Poll Bludger: how the Greens could enter Vic’s lower house
A diverting by-election looms in the Victorian state seat of Melbourne, former minister Bronwyn Pike evidently having made the not unusual decision that opposition is not for her.
This electorate is of course a dead zone for the Liberals, such that the parliamentary balance of 45 pro-government and 43 anti-government members is certain to go undisturbed. However, it offers a golden opportunity for the Victorian Greens to achieve what they have never quite been able to manage: victory in a state lower house seat.
Bounded to the south by the Yarra River, the electorate of Melbourne extends north through the city centre to the suburbs immediately to the north and north-west. The more easterly part of what is generally considered the inner-city constitutes the equally Greens-friendly seat of Richmond, and the two together constitute most of federal Melbourne.
The map below shows two-party Labor-versus-Greens polling booth results from the 2010 election, with the font size varying according to the number of votes cast. As you can see, only in one booth did the Greens score a two-party majority, that being the Carlton booth nearest to the University of Melbourne campus.
Electorally speaking, three tendencies can be observed within the electorate. About 60% of the voters are in the inner northern suburbs (together with the booths in the CBD itself, which are presumably used by many voters who don’t live there), where Labor and the Greens were each worth about a third of the vote and the Liberals roughly a quarter. In Docklands and East Melbourne, high-powered city centre types drive the Liberal vote well into the 40s, although these booths only count for 12% of the total vote.
The remaining quarter of the voters are in Flemington and Kensington which, being on the far side of the CityLink motorway, mark the beginning of Labor’s western suburbs heartland — albeit the gentrification of Kensington has complicated this picture in recent years. Flemington however remains high in public housing and low in median income, and the area collectively shares a voting pattern of weakness for the Liberals (barely 20%) and strength for the Labor (over 40%, and approaching 50% in Flemington).
Emphasising the point that the Greens are a very recent phenomenon in Victorian state politics, the party did not bother to field a candidate in Melbourne as recently at the 1999 election, at which Labor was worth 59.3% of the primary vote. In the wake of a breakthrough result at the 2001 federal election, the Greens well and truly had their act together by the 2002 state election, when the strength of their performance in the inner-city was the only complication in a picture of electoral triumph for Labor across the state.
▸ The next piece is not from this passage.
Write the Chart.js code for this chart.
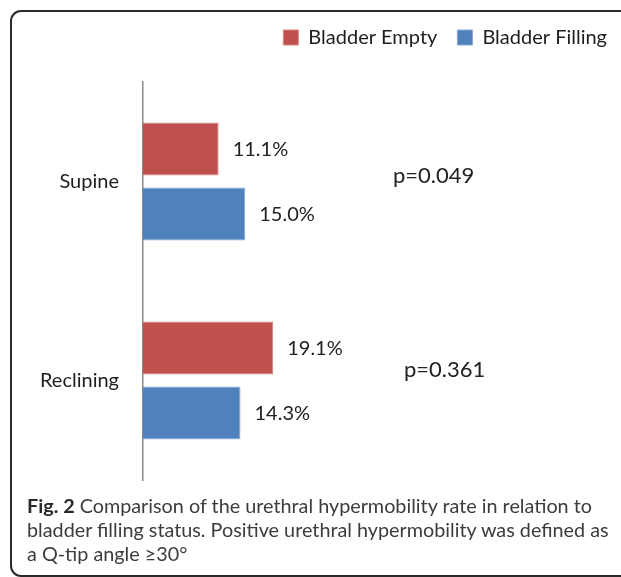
<!DOCTYPE html>
<html><head><meta charset="utf-8">
<script src="https://cdn.jsdelivr.net/npm/chart.js@4"></script>
<style>
html,body{margin:0;padding:0;background:#fff;overflow:hidden;width:621px;height:577px;}
#frame{position:absolute;left:10px;top:10px;width:700px;height:567px;box-sizing:border-box;border:2px solid #2a2a2a;border-radius:11px;}
#wrap{position:absolute;left:0;top:0;width:627px;height:516px;}
#caption{position:absolute;left:27px;top:493px;font-family:Lato;font-size:19.8px;line-height:24px;color:#3c3c3c;white-space:nowrap;}
#caption b{color:#2a2a2a}
</style></head>
<body>
<div id="frame"></div>
<div id="wrap"><canvas id="c"></canvas></div>
<div id="caption"><b>Fig. 2</b> Comparison of the urethral hypermobility rate in relation to<br>bladder filling status. Positive urethral hypermobility was defined as<br>a Q-tip angle ≥30°</div>
<script>
const categories = ['Supine', 'Reclining'];
const seriesNames = ['Bladder Empty', 'Bladder Filling'];
const bladderEmpty = [11.1, 19.1];
const bladderFilling = [15.0, 14.3];
const pValues = ['p=0.049', 'p=0.361'];

const P_DX = [250, 261];
const P_DY = [-6, -11];

const legendHeight = {
  id: 'legendHeight',
  beforeLayout(chart) {
    const lg = chart.legend;
    if (lg && !lg._patched) {
      const orig = lg.fit;
      lg.fit = function () { orig.call(this); this.height = 82 - 7.5; };
      lg._patched = true;
    }
  }
};

const valueLabels = {
  id: 'valueLabels',
  afterDatasetsDraw(chart) {
    const ctx = chart.ctx;
    ctx.save();
    ctx.fillStyle = '#222';
    ctx.textAlign = 'left';
    ctx.textBaseline = 'middle';
    ctx.font = '20px Lato';
    chart.data.datasets.forEach((ds, i) => {
      chart.getDatasetMeta(i).data.forEach((bar, j) => {
        ctx.fillText(ds.data[j].toFixed(1) + '%', bar.x + 14, bar.y + 1);
      });
    });
    ctx.font = '22px Lato';
    const ys = chart.scales.y;
    pValues.forEach((p, j) => {
      ctx.fillText(p, chart.chartArea.left + P_DX[j], ys.getPixelForValue(j) + P_DY[j]);
    });
    ctx.restore();
  }
};

new Chart(document.getElementById('c'), {
  type: 'bar',
  data: {
    labels: categories,
    datasets: [
      { label: seriesNames[0], data: bladderEmpty, backgroundColor: '#C0504D', borderColor: '#D58583', borderWidth: 1 },
      { label: seriesNames[1], data: bladderFilling, backgroundColor: '#4F81BD', borderColor: '#83A7D3', borderWidth: 1 }
    ]
  },
  options: {
    indexAxis: 'y',
    responsive: true,
    maintainAspectRatio: false,
    animation: false,
    devicePixelRatio: 1,
    categoryPercentage: 0.653,
    barPercentage: 0.815,
    layout: { padding: { top: 7.5, right: 0, bottom: 0, left: 0 } },
    plugins: {
      legend: {
        position: 'top',
        align: 'end',
        labels: { boxWidth: 15, boxHeight: 15, padding: 20, color: '#1e1e1e', font: { family: 'Lato', size: 20 } }
      },
      tooltip: { enabled: false }
    },
    scales: {
      x: { display: false, min: 0, max: 71 },
      y: {
        grid: { display: false, drawTicks: false },
        border: { display: true, color: '#8a8a8a', width: 1.5 },
        ticks: { padding: 24, color: '#1e1e1e', font: { family: 'Lato', size: 20 } },
        afterFit(scale) { scale.width = 143; }
      }
    }
  },
  plugins: [legendHeight, valueLabels]
});
</script>
</body></html>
In Richmond, Northcote and Brunswick as well as Melbourne, the Greens gouged double-digit shares of the primary vote from both major parties, overtaking the Liberals and landing short of victory by respective margins of 3.1%, 7.9%, 9.3% and, in the case of Melbourne, 1.9%.
This inevitably engendered high hopes for the party at the next two elections, but they were met both times with disappointment. A late-campaign publicity blitz by Labor in 2006 was credited with keeping Bronwyn Pike’s slender margin intact, and Labor also held its ground in Richmond. Then in 2010 came a disturbing development for the Greens, with the Liberals jettisoning their practice of directing them preferences ahead of last-placed Labor. This resulted in a comfortable 6.2% win for Pike, despite the primary vote gap between Labor and the Greens shrinking from 17.2% to 3.8%.